Corruption Scandal Winds Up
A year-long parliamentary probe of high-level corruption exonerated Polish Prime Minister Leszek Miller and other officials in his left-wing administration on Monday of involvement in a bribery scandal.
A parliamentary committee voted to approve a report that said Poland's top film producer had solicited a bribe from a newspaper in return for favourable legislation, but that he had been acting on his own -- not on behalf of top officials.
The committee investigated accusations Lew Rywin, co-producer of Steven Spielberg's "Schindler's List", had sought $17.5 million from Gazeta Wyborcza on behalf of government officials, in return for legal changes that would have allowed the paper to buy a television station.
But the committee's report said Rywin acted alone, rather than on behalf of "a group holding power" as Gazeta's editor-in-chief Adam Michnik had said.

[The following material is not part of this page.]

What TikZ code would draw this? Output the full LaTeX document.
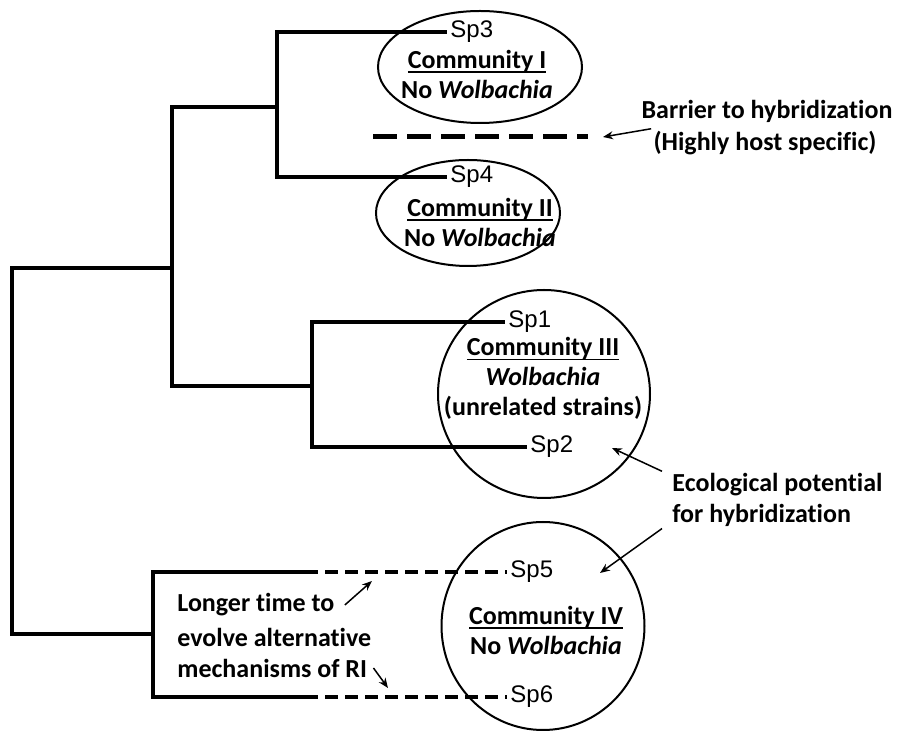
\documentclass[tikz,border=0pt]{standalone}
\usepackage{fontspec}
\setmainfont{Carlito}[Ligatures=NoCommon]
\newfontfamily\spfont{Liberation Sans}
\usetikzlibrary{shapes.geometric,arrows.meta}
\newcommand\commline[1]{\leavevmode\setbox0\hbox{#1}\rlap{\rule[-2.5pt]{\wd0}{0.8pt}}\box0}

\begin{document}
\begin{tikzpicture}[x=0.5pt,y=-0.5pt,
  branch/.style={line width=2pt},
  gap/.style={line width=2pt,dash pattern=on 6.5pt off 3.5pt,dash phase=6.5pt},
  barrier/.style={line width=2.5pt,dash pattern=on 12pt off 5pt},
  community/.style={ellipse,draw,line width=1pt,inner sep=0pt},
  species/.style={anchor=west,inner sep=1.5pt,font=\spfont\fontsize{12}{14}\selectfont},
  note/.style={font=\bfseries\fontsize{13}{15}\selectfont,align=center,inner sep=1pt},
  pointer/.style={line width=0.75pt,-{Stealth[length=5pt,width=4pt]}}]
\useasboundingbox (0,0) rectangle (901,731);

\node[community,minimum width=102pt,minimum height=56pt] (c1) at (480,67) {};
\node[community,minimum width=92pt,minimum height=53pt] (c2) at (468,213) {};
\node[community,minimum width=106pt,minimum height=104pt] (c3) at (544,394) {};
\node[community,minimum width=101.5pt,minimum height=104pt] (c4) at (543,626) {};

\node[species] (sp3) at (447,32) {Sp3};
\node[species] (sp4) at (447,177) {Sp4};
\node[species] (sp1) at (505,322) {Sp1};
\node[species] (sp2) at (527,447) {Sp2};
\node[species] (sp5) at (507,572) {Sp5};
\node[species] (sp6) at (507,697) {Sp6};

\coordinate (root) at (12,451);
\coordinate (n1) at (172,268);
\coordinate (n2) at (277,107);
\coordinate (n3) at (312,386);
\coordinate (n4) at (153,634);
\coordinate (d5) at (318,572);
\coordinate (d6) at (318,697);

\draw[branch] (root) |- (n1) (root) |- (n4) (n1) |- (n2) (n1) |- (n3)
  (n2) |- (sp3) (n2) |- (sp4) (n3) |- (sp1) (n3) |- (sp2)
  (n4) |- (d5) (n4) |- (d6);
\draw[gap] (d5) -- (sp5);
\draw[gap] (d6) -- (sp6);

\coordinate (b1) at (373,137);
\coordinate (b2) at (588,137);
\draw[barrier] (b1) -- (b2);

\node[note] (t1) at (477,74) {\commline{Community I}\\No \textit{Wolbachia}};
\node[note] (t2) at (480,222) {\commline{Community II}\\No \textit{Wolbachia}};
\node[note] (t3) at (543,378) {\commline{Community III}\\\textit{Wolbachia}\\(unrelated strains)};
\node[note] (t4) at (546,630) {\commline{Community IV}\\No \textit{Wolbachia}};

\node[note] (barrier1) at (767,111) {Barrier to hybridization};
\node[note] (barrier2) at (765,143) {(Highly host specific)};
\node[note,anchor=west] (eco1) at (670,485) {Ecological potential};
\node[note,anchor=west] (eco2) at (670,515) {for hybridization};
\node[note,anchor=west] (longer1) at (175,605) {Longer time to};
\node[note,anchor=west] (longer2) at (175,637) {evolve alternative};
\node[note,anchor=west] (longer3) at (175,668) {mechanisms of RI};

\coordinate (a1) at (603,137);
\coordinate (a2) at (612,448);
\coordinate (a3) at (600,573);
\coordinate (a4) at (372,581);
\coordinate (a5) at (388,688);
\draw[pointer] (barrier2.north west) -- (a1);
\draw[pointer] ([xshift=-4pt]eco1.north west) -- (a2);
\draw[pointer] ([xshift=-4pt]eco2.south west) -- (a3);
\draw[pointer] ([xshift=4pt]longer1.east) -- (a4);
\draw[pointer] ([xshift=2pt]longer3.east) -- (a5);
\end{tikzpicture}
\end{document}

Rywin has denied any wrongdoing.
Opposition members of the committee accused Miller's allies of using their majority on the panel to push through a version of the report that let the prime minister and others off the hook.
"This investigative committee ends its work in disgrace," said committee member Jan Rokita.
Rokita and some other members of the panel believe Rywin was sent to ask for the bribe in 2002 by a group that could have involved the then public television chief and Miller's chief political aide, possibly with the prime minister's knowledge.
In a sign of protest against the verdict, committee chairman Tomasz Nalecz said he would not present the panel's report to the whole parliament at a forthcoming session this month.
The scandal, the biggest corruption affair since the 1989 fall of communism, has contributed a dramatic fall in popularity ratings of Miller's social democratic party, which forced the prime minister to announce his resignation.
PM'S RESIGNATION
Miller, who has denied any wrongdoing, has announced he will quit on May 2, a day after Poland joins the European Union.
Former finance minister Marek Belka, prime ministerial candidate, continued meetings with politicians on Monday to try to secure a majority in parliament for a new government.
The bribery scandal erupted in December 2002, when Michnik published a transcript of a secretly recorded conversation, in which Rywin is heard saying he is acting on behalf of "a group holding power".
The film producer has said he was drunk when Michnik recorded their conversation.
Rywin, who also co-produced Roman Polanski's "The Pianist", is separately on trial for soliciting a bribe, and a conviction could put him in jail for for up to three years.
According to the transcript of the taped conversation, Rywin promised changes to a bill that would have barred Gazeta's publisher Agora (AGOD.WA: Quote, Profile, Research) from buying national TV interests.
The government has since dropped the proposed legislation.